USE OF THIS MATERIAL AND DISCLAIMER: Please note that the COVID-19 situation is evolving and the following information may change daily. This material is provided as general guidance and only for informational purposes and is not intended for prevention, diagnosis, or treatment purposes nor a substitute for professional medical advice. Medical guidance and treatment decisions should always be determined by a licensed healthcare professional.
Q: Should I visit the doctor right now?
There are a variety of factors to look at as you weigh the benefits of visiting your doctor and the health risks of COVID-19. The goal is to keep people healthy, so please talk to your doctor and consider current CDC and local public health official guidelines to determine if you should visit your doctor.

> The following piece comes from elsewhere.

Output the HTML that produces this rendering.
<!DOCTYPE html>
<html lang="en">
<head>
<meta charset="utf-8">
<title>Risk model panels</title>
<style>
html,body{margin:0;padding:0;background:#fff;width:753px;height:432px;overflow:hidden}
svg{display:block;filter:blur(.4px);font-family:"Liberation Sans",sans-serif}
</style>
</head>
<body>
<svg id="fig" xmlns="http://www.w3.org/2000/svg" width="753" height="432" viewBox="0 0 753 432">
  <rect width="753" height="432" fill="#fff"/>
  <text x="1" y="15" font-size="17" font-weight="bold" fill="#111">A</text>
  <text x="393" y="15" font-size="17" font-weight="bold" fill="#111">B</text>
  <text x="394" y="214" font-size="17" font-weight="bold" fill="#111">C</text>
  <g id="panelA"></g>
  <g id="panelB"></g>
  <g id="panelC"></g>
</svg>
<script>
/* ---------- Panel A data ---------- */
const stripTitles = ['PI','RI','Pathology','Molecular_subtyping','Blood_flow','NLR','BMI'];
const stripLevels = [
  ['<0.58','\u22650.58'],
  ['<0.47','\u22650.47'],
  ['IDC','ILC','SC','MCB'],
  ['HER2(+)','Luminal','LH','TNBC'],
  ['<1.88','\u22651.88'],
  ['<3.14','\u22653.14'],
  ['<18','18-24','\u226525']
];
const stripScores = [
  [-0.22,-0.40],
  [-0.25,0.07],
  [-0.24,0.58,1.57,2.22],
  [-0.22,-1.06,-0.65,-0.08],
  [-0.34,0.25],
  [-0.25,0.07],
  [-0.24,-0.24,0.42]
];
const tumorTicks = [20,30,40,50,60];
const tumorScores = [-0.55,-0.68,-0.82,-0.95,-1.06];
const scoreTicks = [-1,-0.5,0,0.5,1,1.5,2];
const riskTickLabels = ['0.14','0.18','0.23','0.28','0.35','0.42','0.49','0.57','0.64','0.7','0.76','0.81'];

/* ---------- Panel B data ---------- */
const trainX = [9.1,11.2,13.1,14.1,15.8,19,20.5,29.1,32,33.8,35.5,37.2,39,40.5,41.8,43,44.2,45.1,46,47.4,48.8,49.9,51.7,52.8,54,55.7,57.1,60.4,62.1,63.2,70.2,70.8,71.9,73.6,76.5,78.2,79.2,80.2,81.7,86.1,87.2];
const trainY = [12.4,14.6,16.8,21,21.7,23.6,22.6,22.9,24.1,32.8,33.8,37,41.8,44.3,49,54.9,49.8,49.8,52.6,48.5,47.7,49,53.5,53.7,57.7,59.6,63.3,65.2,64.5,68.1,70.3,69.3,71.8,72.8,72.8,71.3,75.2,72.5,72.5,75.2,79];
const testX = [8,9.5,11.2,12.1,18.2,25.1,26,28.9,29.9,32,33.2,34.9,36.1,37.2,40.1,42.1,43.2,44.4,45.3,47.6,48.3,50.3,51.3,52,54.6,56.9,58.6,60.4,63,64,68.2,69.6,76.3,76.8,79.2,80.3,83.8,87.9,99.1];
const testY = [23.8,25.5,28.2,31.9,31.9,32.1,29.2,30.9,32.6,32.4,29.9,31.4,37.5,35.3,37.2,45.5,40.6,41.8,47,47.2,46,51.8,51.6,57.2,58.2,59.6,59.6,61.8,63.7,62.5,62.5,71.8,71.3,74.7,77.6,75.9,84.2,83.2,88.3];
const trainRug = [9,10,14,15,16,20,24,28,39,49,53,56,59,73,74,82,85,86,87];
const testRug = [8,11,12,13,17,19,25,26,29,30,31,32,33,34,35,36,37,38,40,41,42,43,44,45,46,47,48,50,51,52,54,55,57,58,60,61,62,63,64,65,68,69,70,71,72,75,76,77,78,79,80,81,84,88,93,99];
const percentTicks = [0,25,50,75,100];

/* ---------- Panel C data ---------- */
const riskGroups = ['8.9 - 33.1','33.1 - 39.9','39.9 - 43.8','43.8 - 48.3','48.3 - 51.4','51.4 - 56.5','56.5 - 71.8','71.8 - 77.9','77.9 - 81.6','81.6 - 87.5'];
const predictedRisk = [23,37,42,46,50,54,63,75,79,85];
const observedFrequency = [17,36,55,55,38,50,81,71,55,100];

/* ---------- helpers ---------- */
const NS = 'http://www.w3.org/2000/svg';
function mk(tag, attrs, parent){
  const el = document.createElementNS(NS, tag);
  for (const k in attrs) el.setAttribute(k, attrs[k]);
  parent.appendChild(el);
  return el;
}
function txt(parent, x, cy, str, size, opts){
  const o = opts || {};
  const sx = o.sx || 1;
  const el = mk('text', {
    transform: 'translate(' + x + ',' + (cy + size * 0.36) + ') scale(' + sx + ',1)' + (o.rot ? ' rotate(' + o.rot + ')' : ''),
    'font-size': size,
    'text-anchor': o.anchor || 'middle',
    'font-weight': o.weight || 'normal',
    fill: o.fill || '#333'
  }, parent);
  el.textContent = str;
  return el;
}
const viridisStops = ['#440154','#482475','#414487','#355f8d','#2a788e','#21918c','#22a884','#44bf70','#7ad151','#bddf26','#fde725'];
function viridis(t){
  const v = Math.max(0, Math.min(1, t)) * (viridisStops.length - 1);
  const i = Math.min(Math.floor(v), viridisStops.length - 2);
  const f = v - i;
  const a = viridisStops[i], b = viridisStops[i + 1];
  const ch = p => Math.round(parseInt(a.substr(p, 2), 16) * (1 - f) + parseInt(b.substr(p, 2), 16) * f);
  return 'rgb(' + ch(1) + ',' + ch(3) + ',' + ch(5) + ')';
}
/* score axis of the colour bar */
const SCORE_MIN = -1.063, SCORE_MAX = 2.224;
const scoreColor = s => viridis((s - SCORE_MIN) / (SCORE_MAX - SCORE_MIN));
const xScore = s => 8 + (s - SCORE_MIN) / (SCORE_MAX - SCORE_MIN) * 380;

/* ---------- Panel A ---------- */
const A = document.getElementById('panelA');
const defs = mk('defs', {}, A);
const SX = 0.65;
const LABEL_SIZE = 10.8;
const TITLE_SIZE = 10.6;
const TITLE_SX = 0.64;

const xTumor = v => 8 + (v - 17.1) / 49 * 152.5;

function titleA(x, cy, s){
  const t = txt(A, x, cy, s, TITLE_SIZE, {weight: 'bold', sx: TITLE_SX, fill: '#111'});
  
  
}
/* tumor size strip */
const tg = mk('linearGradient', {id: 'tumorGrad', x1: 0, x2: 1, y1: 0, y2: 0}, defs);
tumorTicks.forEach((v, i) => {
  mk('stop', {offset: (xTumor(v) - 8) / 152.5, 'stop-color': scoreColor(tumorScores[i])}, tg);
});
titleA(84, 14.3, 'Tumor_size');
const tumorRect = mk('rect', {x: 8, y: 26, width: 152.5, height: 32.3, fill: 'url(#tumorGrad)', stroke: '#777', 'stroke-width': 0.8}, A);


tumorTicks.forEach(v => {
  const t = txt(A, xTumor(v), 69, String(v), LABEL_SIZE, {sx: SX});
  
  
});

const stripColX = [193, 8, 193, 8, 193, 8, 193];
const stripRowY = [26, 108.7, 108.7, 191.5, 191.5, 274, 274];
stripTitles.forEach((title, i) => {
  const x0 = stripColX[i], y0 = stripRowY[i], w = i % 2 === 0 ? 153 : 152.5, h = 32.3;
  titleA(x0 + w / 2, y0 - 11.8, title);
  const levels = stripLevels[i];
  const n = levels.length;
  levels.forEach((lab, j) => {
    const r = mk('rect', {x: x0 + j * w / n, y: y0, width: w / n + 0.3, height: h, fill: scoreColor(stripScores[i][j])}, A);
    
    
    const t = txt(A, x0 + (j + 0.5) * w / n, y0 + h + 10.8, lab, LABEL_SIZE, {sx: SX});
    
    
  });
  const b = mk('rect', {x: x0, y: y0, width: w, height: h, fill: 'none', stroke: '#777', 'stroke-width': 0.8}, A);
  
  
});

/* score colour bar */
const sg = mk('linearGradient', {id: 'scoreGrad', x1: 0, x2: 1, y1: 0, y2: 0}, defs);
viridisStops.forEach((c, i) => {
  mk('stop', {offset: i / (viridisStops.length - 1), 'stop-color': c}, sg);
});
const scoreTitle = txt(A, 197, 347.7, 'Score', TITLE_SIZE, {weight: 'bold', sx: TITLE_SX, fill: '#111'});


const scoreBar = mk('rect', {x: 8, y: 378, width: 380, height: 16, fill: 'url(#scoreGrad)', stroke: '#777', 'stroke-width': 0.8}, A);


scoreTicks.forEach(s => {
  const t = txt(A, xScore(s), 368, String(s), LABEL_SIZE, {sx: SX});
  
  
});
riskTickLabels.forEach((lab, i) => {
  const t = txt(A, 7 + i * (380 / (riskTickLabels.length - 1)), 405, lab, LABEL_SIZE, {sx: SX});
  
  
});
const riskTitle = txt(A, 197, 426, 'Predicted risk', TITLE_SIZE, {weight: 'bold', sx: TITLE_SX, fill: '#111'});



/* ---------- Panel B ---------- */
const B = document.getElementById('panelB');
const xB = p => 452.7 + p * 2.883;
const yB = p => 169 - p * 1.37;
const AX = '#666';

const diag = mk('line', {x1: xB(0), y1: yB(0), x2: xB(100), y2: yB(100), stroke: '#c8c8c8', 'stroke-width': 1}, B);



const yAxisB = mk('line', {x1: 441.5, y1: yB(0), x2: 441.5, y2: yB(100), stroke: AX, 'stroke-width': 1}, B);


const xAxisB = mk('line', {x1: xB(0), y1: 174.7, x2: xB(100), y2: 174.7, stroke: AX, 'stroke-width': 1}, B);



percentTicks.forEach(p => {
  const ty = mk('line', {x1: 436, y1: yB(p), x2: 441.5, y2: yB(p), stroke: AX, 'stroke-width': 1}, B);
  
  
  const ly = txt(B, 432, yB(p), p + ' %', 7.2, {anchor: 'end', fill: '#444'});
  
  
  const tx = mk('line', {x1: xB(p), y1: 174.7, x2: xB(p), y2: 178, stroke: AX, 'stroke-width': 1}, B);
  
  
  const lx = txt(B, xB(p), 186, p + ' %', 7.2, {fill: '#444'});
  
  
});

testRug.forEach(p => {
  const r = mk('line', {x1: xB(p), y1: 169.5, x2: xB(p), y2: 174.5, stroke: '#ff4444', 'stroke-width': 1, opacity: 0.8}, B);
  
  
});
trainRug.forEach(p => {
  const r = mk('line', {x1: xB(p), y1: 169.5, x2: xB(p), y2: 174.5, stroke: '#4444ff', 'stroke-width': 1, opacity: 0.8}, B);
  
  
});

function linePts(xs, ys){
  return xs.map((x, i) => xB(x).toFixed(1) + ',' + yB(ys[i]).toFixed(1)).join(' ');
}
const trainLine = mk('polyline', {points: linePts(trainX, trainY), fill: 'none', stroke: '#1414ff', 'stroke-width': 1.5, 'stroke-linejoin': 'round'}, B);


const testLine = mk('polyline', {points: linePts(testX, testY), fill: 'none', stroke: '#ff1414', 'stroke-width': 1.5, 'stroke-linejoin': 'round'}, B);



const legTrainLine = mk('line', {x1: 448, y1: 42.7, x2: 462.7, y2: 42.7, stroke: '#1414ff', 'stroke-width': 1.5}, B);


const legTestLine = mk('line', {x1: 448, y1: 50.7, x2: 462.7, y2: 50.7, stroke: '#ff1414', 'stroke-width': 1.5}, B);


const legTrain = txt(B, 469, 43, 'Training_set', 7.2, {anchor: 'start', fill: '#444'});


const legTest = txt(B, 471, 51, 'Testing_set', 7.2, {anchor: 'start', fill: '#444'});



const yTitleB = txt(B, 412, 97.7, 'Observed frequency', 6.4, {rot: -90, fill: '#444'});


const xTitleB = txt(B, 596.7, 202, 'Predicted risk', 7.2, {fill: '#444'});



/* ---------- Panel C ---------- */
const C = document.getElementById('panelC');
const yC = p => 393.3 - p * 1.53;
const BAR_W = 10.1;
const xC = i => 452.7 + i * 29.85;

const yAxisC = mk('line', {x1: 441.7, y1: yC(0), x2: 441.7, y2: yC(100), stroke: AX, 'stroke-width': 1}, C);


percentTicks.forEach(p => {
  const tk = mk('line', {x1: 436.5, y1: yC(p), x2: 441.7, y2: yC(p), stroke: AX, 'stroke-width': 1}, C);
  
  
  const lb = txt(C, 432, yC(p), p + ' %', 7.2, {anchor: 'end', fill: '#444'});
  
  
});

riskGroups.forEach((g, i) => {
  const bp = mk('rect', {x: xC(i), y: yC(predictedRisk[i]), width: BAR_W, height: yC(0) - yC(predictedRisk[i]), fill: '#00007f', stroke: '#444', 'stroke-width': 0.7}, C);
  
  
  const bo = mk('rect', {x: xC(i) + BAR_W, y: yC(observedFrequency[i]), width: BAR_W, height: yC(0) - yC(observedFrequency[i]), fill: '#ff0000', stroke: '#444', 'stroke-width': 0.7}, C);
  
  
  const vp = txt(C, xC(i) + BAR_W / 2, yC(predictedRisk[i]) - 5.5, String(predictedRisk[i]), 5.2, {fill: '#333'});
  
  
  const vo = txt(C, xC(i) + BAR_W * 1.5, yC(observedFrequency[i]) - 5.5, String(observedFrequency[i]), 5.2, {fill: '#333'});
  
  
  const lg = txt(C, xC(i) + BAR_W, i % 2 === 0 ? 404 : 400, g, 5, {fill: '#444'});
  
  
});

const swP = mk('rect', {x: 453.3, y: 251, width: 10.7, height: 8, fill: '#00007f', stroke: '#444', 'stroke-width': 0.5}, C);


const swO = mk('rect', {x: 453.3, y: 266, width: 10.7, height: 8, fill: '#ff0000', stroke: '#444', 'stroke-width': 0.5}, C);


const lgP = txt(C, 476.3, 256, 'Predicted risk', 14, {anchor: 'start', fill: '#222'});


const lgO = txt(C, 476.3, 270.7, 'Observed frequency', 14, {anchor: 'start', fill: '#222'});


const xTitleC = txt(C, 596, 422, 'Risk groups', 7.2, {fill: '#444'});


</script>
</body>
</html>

Q: What if my clinic is closed?
Stay connected with your doctor’s office so you can schedule a time to talk about the next step in your treatment journey. You can call the office directly or check the clinic’s website, social media, or patient portal for options to visit your doctor without going to the office. Many healthcare providers are offering remote visits through telehealth instead of an in-person office visit.1
Q: When will my clinic reopen?
Each clinic will make this decision individually, following guidance from their state and local governments. It is difficult to predict when any one clinic will reopen. Keep in touch with your doctor’s office by phone, the clinic’s website, or social media to learn about new precautionary measures or resources available to you.
Q: My clinic is open. What should I do now?

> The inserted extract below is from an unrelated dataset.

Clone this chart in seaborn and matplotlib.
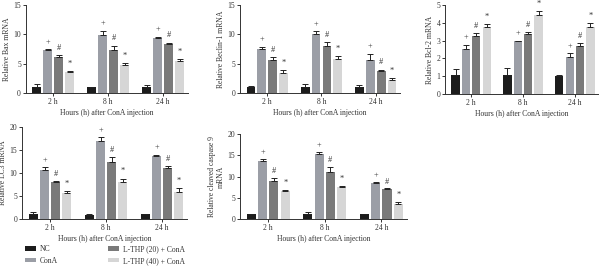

You can call your clinic to discuss your condition and healthcare needs. Many clinics have dedicated hotlines or nurse advice lines to help you decide if and when to be seen. You can also check your clinic’s website.
Q: What precautions can help reduce my risk of exposure during office visits?
Here are seven precautions that your healthcare provider may have in place to help reduce your risk of exposure during an office visit. Ask your healthcare provider if they are following any of these or other precautions:
- Separating COVID-19 and non-COVID-19 patients by location, scheduling, or staff
- Screening patients upon arrival, before they enter the facility
- Testing patients before they arrive for elective procedures
- Masks for all patients and appropriate personal protective equipment (PPE) for staff
- Sanitizing public spaces continuously
- Social distancing, especially in the reception area
- Alternatives to office visits: curbside or drive-through visits, house visits, and telehealth
Q: What if I am in a high-risk group?
According to the CDC, some people have a higher risk of developing severe COVID-19 symptoms that may require hospitalization.2
These “high-risk groups” include people 65 years and older, people who live in a nursing home or long-term care facility, and people with cardiovascular disease, diabetes, hypertension, severe obesity, chronic respiratory disease, or cancer.1,2
You may also be in a high-risk group if you have a condition that weakens your immune system, including renal failure, liver disease, bone marrow or organ transplants, immune deficiencies, poorly controlled HIV or AIDS, and long-term use of corticosteroids and other immune-weakening medications.2
However, information about COVID-19 changes frequently. It is important to talk to your doctor to decide if you should be seen in person. (Remember, telehealth may be an option too.) If you need to be seen, follow your clinic’s instructions and CDC guidelines to reduce the risk of exposure.
Q. If my doctor wants to see me in person, should I wear a mask or face cover?
Yes. Wear a cloth face cover when you go out in public to help protect other people in case you are infected.3,4 Note that current CDC guidelines say cloth face coverings should not be placed on children under age two or anyone who has trouble breathing, or is unconscious, incapacitated, or otherwise unable to remove the mask without assistance.4
Please refer to current guidance from the Centers for Disease Control and Prevention (CDC), World Health Organization (WHO), and relevant federal, state, and local authorities and local public health officials for the latest information.